Korean free-to-play online games giant Nexon, quietly outperforming Zynga since its IPO last December, has announced it’s acquired all outstanding common shares of gloops, a developer of mobile games for Japanese games developer DeNA’s social gaming platform Mobage. Nexon paid ¥36.5 billion ($468.4 million) in cash to acquire gloops, after the decision was unanimously supported by the boards of both companies. The transaction closed today.
gloops, which is based in Tokyo, launched its first game on the Mobage platform in early 2010 and has grown rapidly through successive launches. Titles include: Japan Pro Baseball Card Battle, Warriors of Odin and Three Kingdoms Guild Battle.

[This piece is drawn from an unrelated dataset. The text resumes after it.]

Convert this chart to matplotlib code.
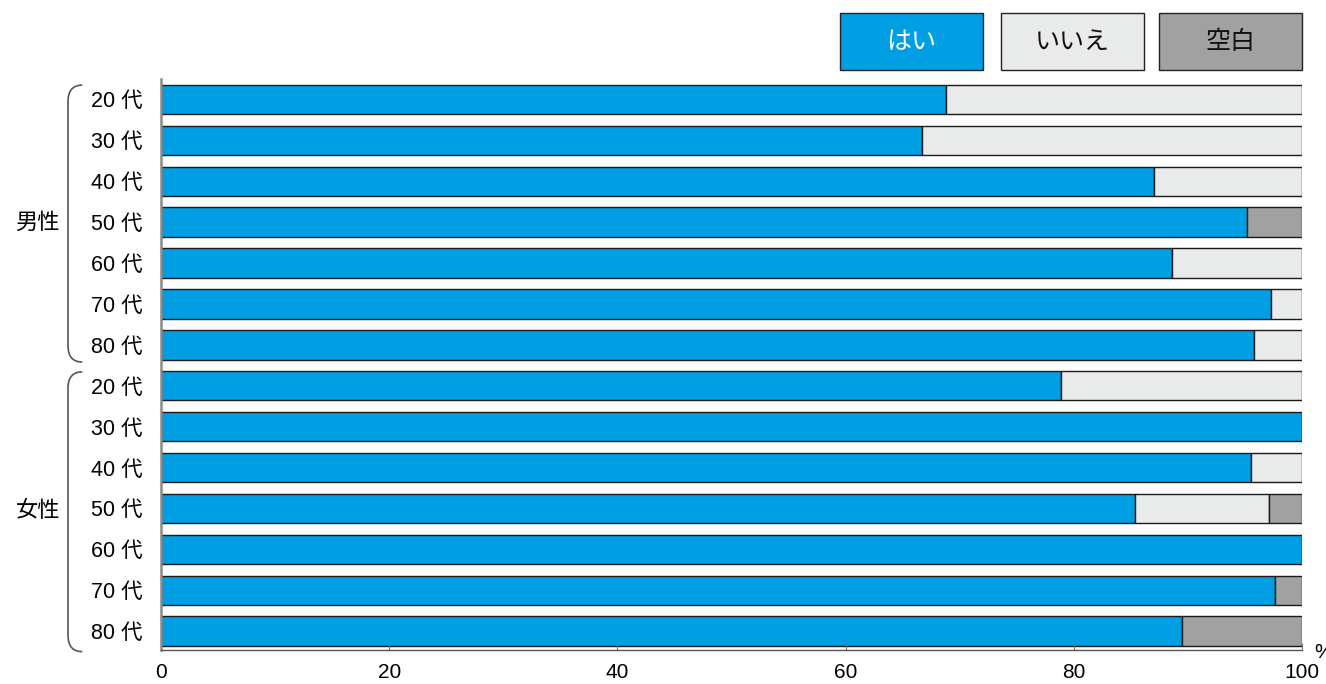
import numpy as np
import matplotlib.pyplot as plt
from matplotlib.patches import Rectangle
from matplotlib.path import Path
from matplotlib.patches import PathPatch
import matplotlib.transforms as mtransforms

plt.rcParams['font.family'] = ['Liberation Sans', 'Noto Sans CJK JP', 'DejaVu Sans']

# === Données ===
ages = ["20 代", "30 代", "40 代", "50 代", "60 代", "70 代", "80 代"]
groups = ["男性", "女性"]
series = ["はい", "いいえ", "空白"]

yes_men = [68.8, 66.7, 87.0, 95.2, 88.6, 97.3, 95.8]
no_men = [31.2, 33.3, 13.0, 0.0, 11.4, 2.7, 4.2]
blank_men = [0.0, 0.0, 0.0, 4.8, 0.0, 0.0, 0.0]

yes_women = [78.9, 100.0, 95.5, 85.4, 100.0, 97.6, 89.5]
no_women = [21.1, 0.0, 4.5, 11.7, 0.0, 0.0, 0.0]
blank_women = [0.0, 0.0, 0.0, 2.9, 0.0, 2.4, 10.5]

colors = ["#009FE3", "#E9EBEA", "#A0A1A0"]
text_colors = ["white", "#111111", "#111111"]

yes = np.array(yes_men + yes_women)
no = np.array(no_men + no_women)
blank = np.array(blank_men + blank_women)
labels = ages + ages
y = np.arange(len(labels))

fig = plt.figure(figsize=(13.26, 6.84), dpi=100)
W, H = 1326, 684
ax = fig.add_axes([161 / W, 1 - 650 / H, (1302 - 161) / W, (650 - 79) / H])

left = np.zeros(len(y))
for vals, c in zip([yes, no, blank], colors):
    mask = vals > 0
    ax.barh(y[mask], vals[mask], left=left[mask], height=0.72, color=c,
            edgecolor="#1a1a1a", linewidth=1.0)
    left = left + vals

ax.set_xlim(0, 100)
ax.set_ylim(13.46, -0.5)
ax.set_xticks([0, 20, 40, 60, 80, 100])
ax.tick_params(axis="x", direction="in", length=5, color="#777777", labelsize=15, pad=9)
ax.set_yticks(y)
ax.set_yticklabels(labels, fontsize=15.5)
ax.tick_params(axis="y", length=0, pad=13)
for s in ["top", "right"]:
    ax.spines[s].set_visible(False)
ax.spines["left"].set_color("#8a8a8a")
ax.spines["left"].set_linewidth(1.8)
ax.spines["bottom"].set_color("#555555")
ax.spines["bottom"].set_linewidth(1.0)

# le "%" est coupé au bord droit, comme dans l'original
fig.text(1314 / W, 1 - 652 / H, "%", fontsize=15, ha="left", va="center")

# === Accolades des groupes ===
trans = mtransforms.blended_transform_factory(ax.transAxes, ax.transData)
x0, x1 = -0.0815, -0.069
for (top, bot), g in zip([(-0.35, 6.42), (6.66, 13.5)], groups):
    r = 0.4
    verts = [(x1, top), (x0, top), (x0, top + r), (x0, bot - r), (x0, bot), (x1, bot)]
    codes = [Path.MOVETO, Path.CURVE3, Path.CURVE3, Path.LINETO, Path.CURVE3, Path.CURVE3]
    ax.add_patch(PathPatch(Path(verts, codes), transform=trans, fill=False,
                           edgecolor="#555555", linewidth=1.2, clip_on=False))
    ax.text(-0.108, (top + bot) / 2, g, transform=trans, fontsize=16,
            ha="center", va="center")

# === Légende ===
boxes = [(840, 983), (1001, 1144), (1159, 1302)]
for (bx0, bx1), name, c, tc in zip(boxes, series, colors, text_colors):
    fig.patches.append(Rectangle((bx0 / W, 1 - 70 / H), (bx1 - bx0) / W, 57 / H,
                                 transform=fig.transFigure, facecolor=c,
                                 edgecolor="#222222", linewidth=1.0))
    fig.text((bx0 + bx1) / 2 / W, 1 - 42 / H, name, color=tc, fontsize=18,
             ha="center", va="center")

fig.savefig("out.png", dpi=100)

Last month gloops announced an alliance with DeNA for international expansion — mainly targeting North America and Europe, with five titles in 2012 and another five planned for 2013, and also one title each on Mobage’s platforms in China and Korea. Under this alliance DeNA will provide user acquisition and international distribution capabilities to push games titles out to mobile users worldwide.

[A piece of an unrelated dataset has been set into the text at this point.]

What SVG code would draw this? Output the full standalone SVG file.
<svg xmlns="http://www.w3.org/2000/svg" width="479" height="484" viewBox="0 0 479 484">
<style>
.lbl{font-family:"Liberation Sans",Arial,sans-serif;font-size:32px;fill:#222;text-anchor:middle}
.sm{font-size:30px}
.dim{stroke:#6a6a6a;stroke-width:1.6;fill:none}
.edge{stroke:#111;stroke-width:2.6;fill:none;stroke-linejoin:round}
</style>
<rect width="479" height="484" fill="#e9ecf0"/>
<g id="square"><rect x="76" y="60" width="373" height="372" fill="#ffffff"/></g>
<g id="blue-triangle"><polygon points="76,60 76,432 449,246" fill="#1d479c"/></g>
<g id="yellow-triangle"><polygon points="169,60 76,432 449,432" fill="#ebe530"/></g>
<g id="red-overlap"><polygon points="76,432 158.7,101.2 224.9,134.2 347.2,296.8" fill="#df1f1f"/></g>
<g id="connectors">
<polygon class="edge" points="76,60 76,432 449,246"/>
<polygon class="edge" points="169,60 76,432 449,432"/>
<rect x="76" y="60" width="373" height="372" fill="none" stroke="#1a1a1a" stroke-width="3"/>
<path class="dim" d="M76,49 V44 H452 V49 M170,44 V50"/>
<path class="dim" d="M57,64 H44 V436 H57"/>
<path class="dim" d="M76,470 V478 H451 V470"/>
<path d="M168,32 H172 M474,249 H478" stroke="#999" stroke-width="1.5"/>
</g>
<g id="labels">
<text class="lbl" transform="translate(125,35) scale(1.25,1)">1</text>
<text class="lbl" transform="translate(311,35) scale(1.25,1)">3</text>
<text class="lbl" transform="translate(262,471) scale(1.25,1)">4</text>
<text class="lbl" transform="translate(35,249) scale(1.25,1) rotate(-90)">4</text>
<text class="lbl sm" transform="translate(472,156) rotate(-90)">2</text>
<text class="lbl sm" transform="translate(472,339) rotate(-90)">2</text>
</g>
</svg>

“This acquisition significantly accelerates Nexon’s mobile strategy, giving us immediate exposure to Japan’s large and fast growing mobile market,” said Seungwoo Choi, President and Chief Executive Officer of Nexon, in a statement. “gloops has established itself as one of the premier mobile game developers in the world and a key player in one of our most important growth areas, with a robust portfolio of hit titles and a strong track record of driving market innovation. We look forward to leveraging gloops’ outstanding capabilities and scale to expand the Nexon game experience to users on mobile platforms worldwide.”
“We are thrilled to become a part of the Nexon family,” said Shinsuke Kawakata, President of gloops, in a statement. “Providing compelling games for mobile users has always been our passion, and we look forward to being a part of an even larger organization as we work to continue bringing new and exciting titles to a growing base of players around the world.”